それが快適な生活であることは確かだが、そんな生活を支えているのが「電気」なのである。そして、その多くの部分を原発に頼らなければいけなくなったという現実がある。そんな生活を求めたのが私たちであり、政府や東京電力はそんな私たちの欲求(「欲望」と言ってもいいかもしれない)をかなえるために原子力発電政策を推進させてきたと言えるのではないだろうか(「鶏と卵のどちらが先か」の議論のように、どっちが先なのかを決めるのは難しいけど)。そうであれば、そんな生活を無批判に享受していた私たちに原発を批判することができるのだろうか、と考え込んでしまう。言いたいのは、もちろん安全性を無視して推進しても仕方がないということではなく、私たちの生活そのものを考え直さないと、原発のない世の中など実現するわけがないということ。政府や東京電力を批判する前に、自分たちの生活パターンを考え直すことが必要なのではないか。
最近、詩人の茨木のり子の次のような本を読んだ。他人の書斎や仕事場、そしてそこに置かれている机や本棚などを見るのが好きで、特に作家や学者の記事などがあったら読むことが多い。今回も、たまたまネットの検索で引っ掛かって買ってみた。

茨木のり子の家

茨木のり子の家

凝った造りの家なので、建物そのものも魅力的であるが(例えば、玄関の扉ひとつとってもいい感じ)、何よりもいい感じなのは、落ち着いた雰囲気が家の隅々までいきわたっていること。まさに静寂が支配する空間。住む家や暮らす部屋を見れば住人がわかるというが、この詩人の書くものも含め、遺された家がすべてを語ってているようだ。何がその「静寂」を生み出しているのかを考えてみると、部屋の中に置かれているもの、テーブルや椅子などの家具、ラジオ、本棚、そして文房具などが、自分の世代には懐かしい感じのものばかりであることに気がついた。2006年に亡くなったというが、部屋の中の様子からは、もっと以前に時間が止まってしまったような感じを受ける。
例えば、書斎を写した一枚の写真。そこにはパソコンもなければ、電子辞書などもない。たくさんの本が並べられた書棚、窓の上の壁にはピアニストの写真、そして机や脇机の上には鉛筆立てや国語辞典。余計なものはなく、その場に必要なものだけがある、という感じ。今から20年くらい前の、自分が大学院の学生だった頃の下宿の部屋が懐かしく思い出させれるような気持ちになってくる(もちろん、こんなに片付いてはなく、もっと雑然としていたけど)。
この本には茨木のり子の詩もいくつか載せられていて、そんな中に「時代おくれ」という作品がある。
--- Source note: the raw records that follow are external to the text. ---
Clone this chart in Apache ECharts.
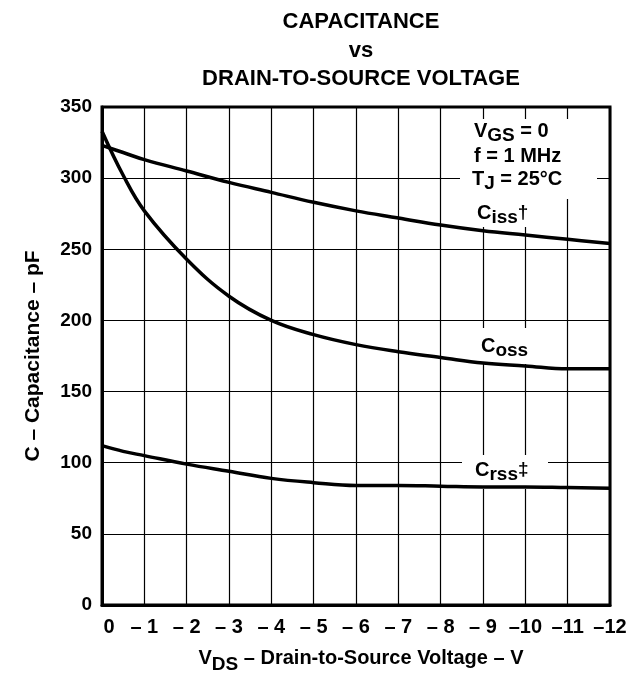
<!DOCTYPE html>
<html>
<head>
<meta charset="utf-8">
<script src="https://cdn.jsdelivr.net/npm/echarts@6/dist/echarts.min.js"></script>
<style>
  html, body { margin: 0; padding: 0; background: #fff; }
  #chart { width: 644px; height: 679px; }
</style>
</head>
<body>
<div id="chart"></div>
<script>
const vds = [0, 0.5, 1, 2, 3, 4, 5, 6, 7, 8, 9, 10, 11, 12];
const ciss = [323, 318, 313, 305, 297, 290, 283, 277, 272, 267, 263, 260, 257, 254];
const coss = [333, 302, 277, 243, 217, 200, 190, 183, 178, 174, 170, 168, 166, 166];
const crss = [112, 108, 105, 99, 94, 89, 86, 84, 84, 83.5, 83, 83, 82.5, 82];

const font = 'Liberation Sans, Arial, sans-serif';
const chart = echarts.init(document.getElementById('chart'));

function pairs(ys) {
  return vds.map((x, i) => [x, ys[i]]);
}

function curve(name, ys) {
  return {
    name: name,
    type: 'line',
    data: pairs(ys),
    smooth: 0.4,
    symbol: 'none',
    lineStyle: { color: '#000', width: 3.5 },
    z: 5
  };
}

// main + subscript rich styles
const base = { fontFamily: font, fontWeight: 'bold', fontSize: 20, fill: '#000', verticalAlign: 'top' };
const rich = {
  n: base,
  sub: Object.assign({}, base, { fontSize: 19, padding: [5, 0, 0, 0] }),
  sup: Object.assign({}, base, { fontSize: 19 })
};

function note(left, top, text) {
  return {
    type: 'text', left: left, top: top, z: 10,
    style: Object.assign({}, base, { text: text, rich: rich })
  };
}

function blank(x, y, w, h) {
  return { type: 'rect', left: x, top: y, z: 1, shape: { width: w, height: h }, style: { fill: '#fff' } };
}

const option = {
  backgroundColor: '#fff',
  animation: false,
  title: {
    text: 'CAPACITANCE\nvs\nDRAIN-TO-SOURCE VOLTAGE',
    left: 356,
    top: 3,
    textAlign: 'center',
    textStyle: { fontFamily: font, fontWeight: 'bold', fontSize: 22, color: '#000', lineHeight: 28.5 }
  },
  grid: {
    left: 102, right: 34, top: 107, bottom: 69,
    show: true, borderColor: '#000', borderWidth: 3
  },
  xAxis: {
    type: 'value',
    min: 0, max: 12, interval: 1,
    axisLine: { lineStyle: { color: '#000', width: 3 } },
    axisTick: { show: false },
    splitLine: { lineStyle: { color: '#000', width: 1.2 } },
    axisLabel: {
      color: '#000', fontFamily: font, fontWeight: 'bold', fontSize: 20, margin: 12,
      formatter: v => v === 0 ? '{z|0}' : (v < 10 ? '\u2013 ' + v : '\u2013' + v),
      rich: {
        z: { fontFamily: font, fontWeight: 'bold', fontSize: 20, color: '#000', padding: [0, 0, 0, 14] }
      }
    },
    name: '{v|V}{sub|DS}{t| \u2013 Drain-to-Source Voltage \u2013 V}',
    nameLocation: 'middle',
    nameGap: 43,
    nameTextStyle: {
      padding: [0, 0, 0, 10],
      rich: {
        v: { fontFamily: font, fontWeight: 'bold', fontSize: 20, color: '#000', verticalAlign: 'top' },
        sub: { fontFamily: font, fontWeight: 'bold', fontSize: 19, color: '#000', padding: [7, 0, 0, 0], verticalAlign: 'top' },
        t: { fontFamily: font, fontWeight: 'bold', fontSize: 20, color: '#000', verticalAlign: 'top' }
      }
    }
  },
  yAxis: {
    type: 'value',
    min: 0, max: 350, interval: 50,
    axisLine: { lineStyle: { color: '#000', width: 3 } },
    axisTick: { show: false },
    splitLine: { lineStyle: { color: '#000', width: 1.2 } },
    axisLabel: { color: '#000', fontFamily: font, fontWeight: 'bold', fontSize: 19, margin: 10 },
    name: 'C \u2013 Capacitance \u2013 pF',
    nameLocation: 'middle',
    nameRotate: 90,
    nameGap: 58,
    nameTextStyle: { color: '#000', fontFamily: font, fontWeight: 'bold', fontSize: 21 }
  },
  graphic: [
    blank(460, 119, 137, 80),
    blank(470, 199, 76, 28),
    blank(470, 328, 76, 36),
    blank(462, 455, 86, 34),
    note(474, 121, '{n|V}{sub|GS}{n| = 0}'),
    note(474, 146, 'f = 1 MHz'),
    note(472, 169, '{n|T}{sub|J}{n| = 25\u00b0C}'),
    note(477, 203, '{n|C}{sub|iss}{sup|\u2020}'),
    note(481, 336, '{n|C}{sub|oss}'),
    note(475, 460, '{n|C}{sub|rss}{sup|\u2021}')
  ],
  series: [
    curve('Ciss', ciss),
    curve('Coss', coss),
    curve('Crss', crss)
  ]
};

chart.setOption(option);
</script>
</body>
</html>
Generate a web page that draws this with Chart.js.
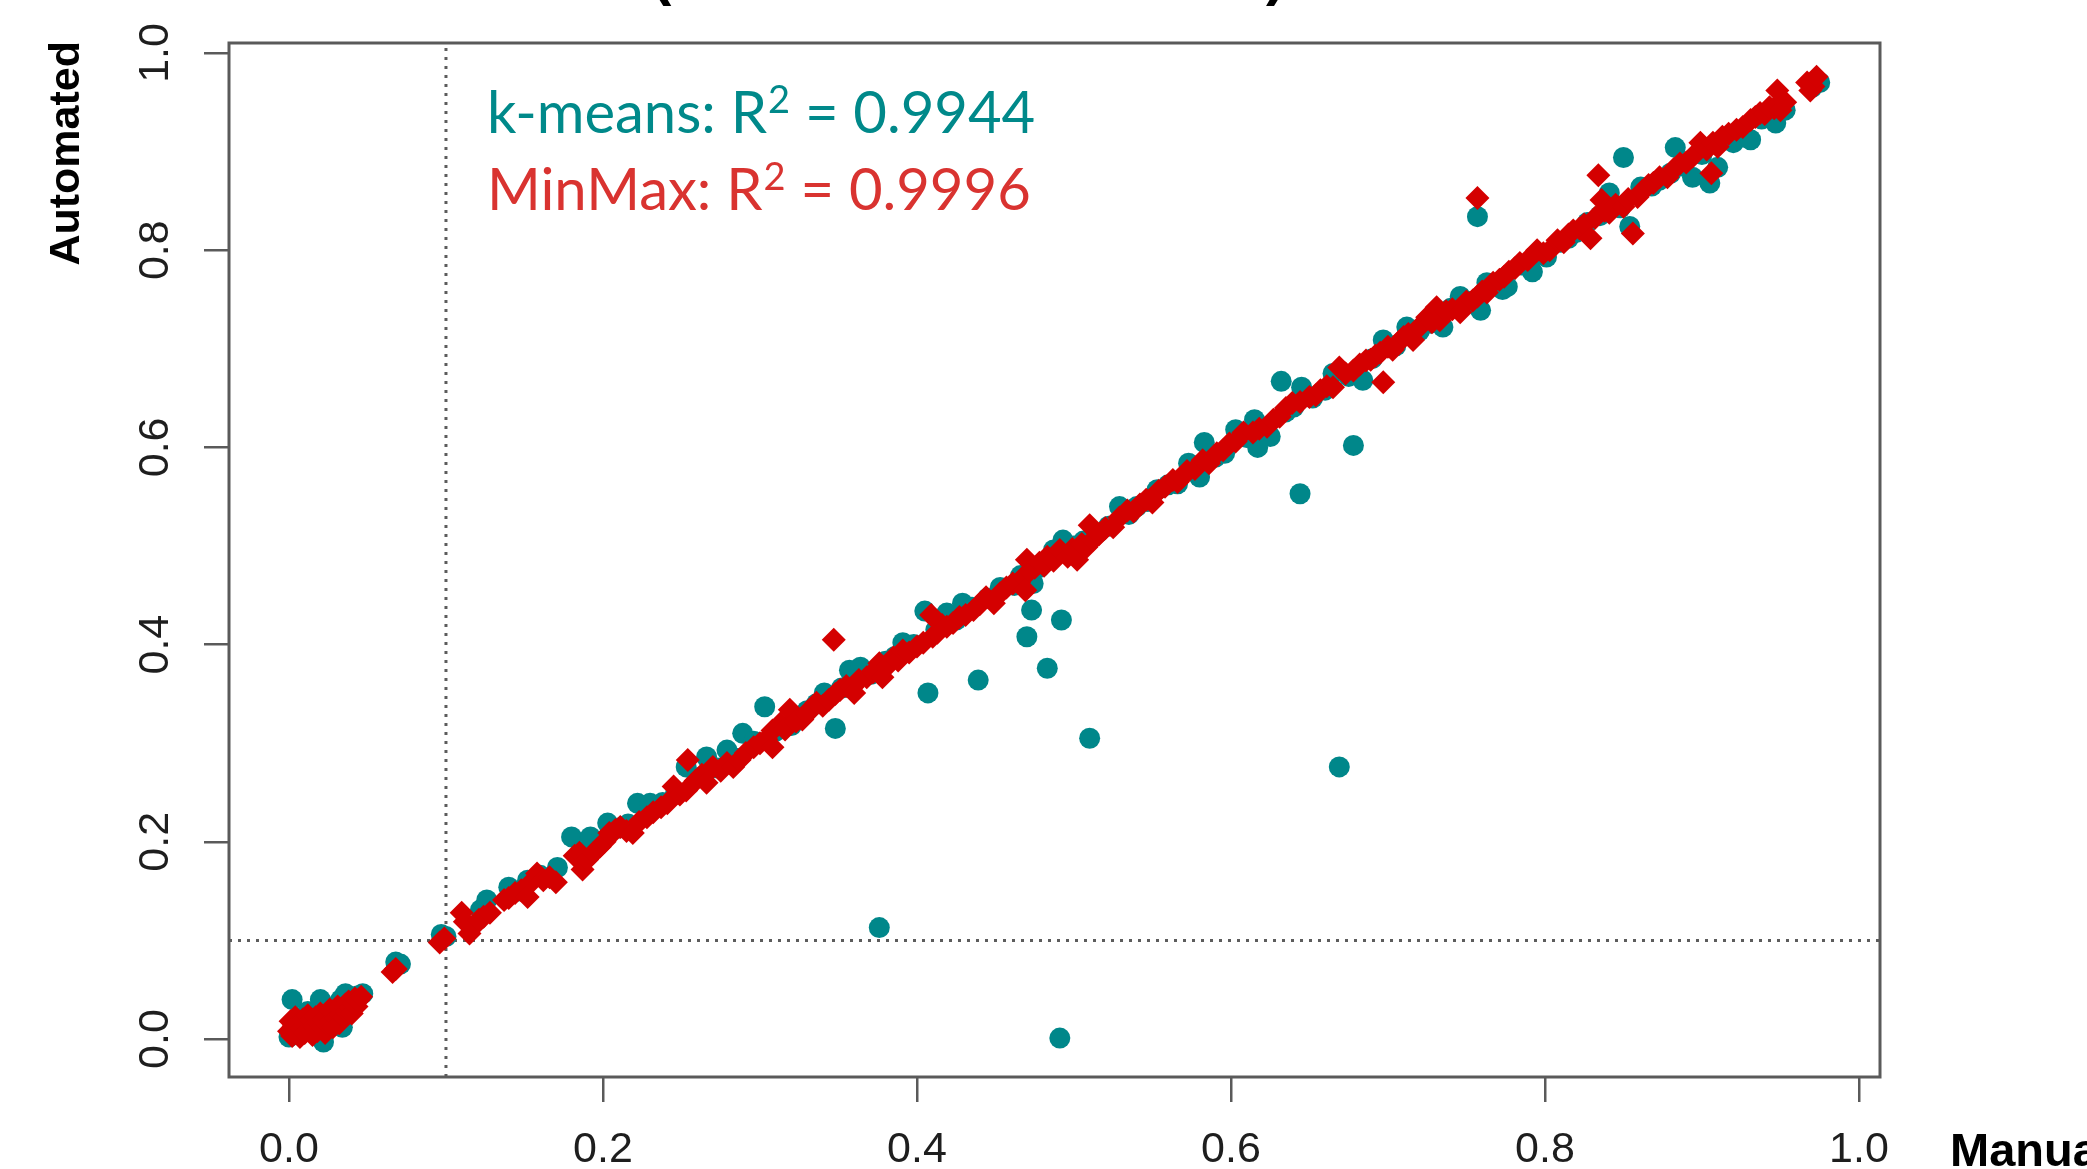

車がない/ワープロがない/ビデオデッキがない/ファクスがない/パソコン/インターネット/見たこともない/けれど格別支障もない
そんなに情報集めてどうするの/そんなに急いでどうするの/頭はからっぽのまま

できあいの「思想」「宗教」「学問」やいかなる「権威」によりかかることなく生きることを学んだというこの詩人であれば、この言葉には開き直りや焦燥感もなく、かといって自分の生活を誇るような奢りもない。ただ、そのままの気持ちが表現されているように響いてくる。今の私たちが一番学ぶべきものがここにあるのではないだろうか。自分にとって本当に必要なものだけを身のまわりに置き、そしてそれらだけを維持するためにだけ生活していくこと。本当にそれは必要なものなの? そんなことを考えた。